Disjunctive Harmony: Life and Work of Foreign Spouses Engaging in Sex Work
in Taiwan
Speaker: TSENG Hsunhui (Assistant Professor,
Gender Studies Programme, The Chinese University of Hong Kong)
Time: 12:30 p.m., 27 March,
2015 (Friday)
Venue: Room 401, Humanities
Building, New Asia College, CUHK
***********************************************************
The influx of
marriage migrants in the early 2000s had contributed to the increase of low-budget
massage parlors and Karaoke clubs with hostesses in Taiwan. Growing media
attention on the issue has called on police enforcement on sex work in these establishments.

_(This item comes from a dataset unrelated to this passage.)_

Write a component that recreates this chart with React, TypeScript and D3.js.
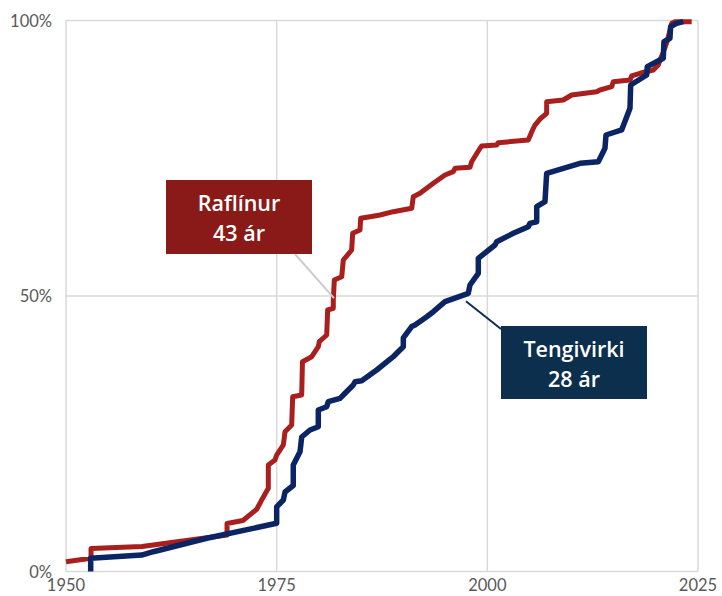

Foreign-born — mostly Southeast Asian — female spouses engaging in sex work
have either been viewed as perpetrators of fraudulent marriage, or victims of
trafficking in women.
Prof. Tseng Hsunhui, in
the seminar, shared the preliminary finding of her recent fieldwork in a
karaoke snack restaurant (xiaochibu),
featuring Vietnamese hostesses (yuenan
dian, Vietnamese store) in Douliu City, Taiwan. Her research focuses on the
life of these women and the ways they interpret and negotiate their multiple
identities as mothers, wives, daughters, sex workers and citizens.
|
Prof. Tseng Hsunhui |
Tseng pointed out
that the hostesses in this xiaochibu,
though migrated from a foreign country, had all obtained their citizenship and therefore
were eligible to work in Taiwan. They earned escorting fee (zuotaifei) for serving customers. Divorced
mothers constituted the majority of hostesses, and the remaining were married
women and student.
These women, being
stigmatized as irresponsible mothers, promiscuous wives and shameful daughters,
had to negotiate their familial relationship as a wife, mother or daughter,
their employment relationship as a sex worker and their citizenship as a moral
person in the country. They coped with the conflicts between motherhood and
work by telephoning their children, visiting homes regularly and hiring
babysitters. They dealt with the discrepant expectation between their role as a
citizen and the reality of being a sex worker by holding the perception that the
job was not shameful and they were preparing for their dreams.
|
Attendees of the seminar |
Tseng also
highlighted the blurred boundaries existed in xiaochibu. She mentioned that services to customers are provided in
both the forestage and the backstage of xiaochibu.
Workplace had also become a place similar to home, providing hostesses social
and economic supports.
In short, Tseng’s research, by looking into the life
and work of foreign spouses engaging in sex work in Taiwan, shed light on
issues like the crash of migrants’ dream, sex workers’ negotiation of multiple
identities and the productivity of hidden space.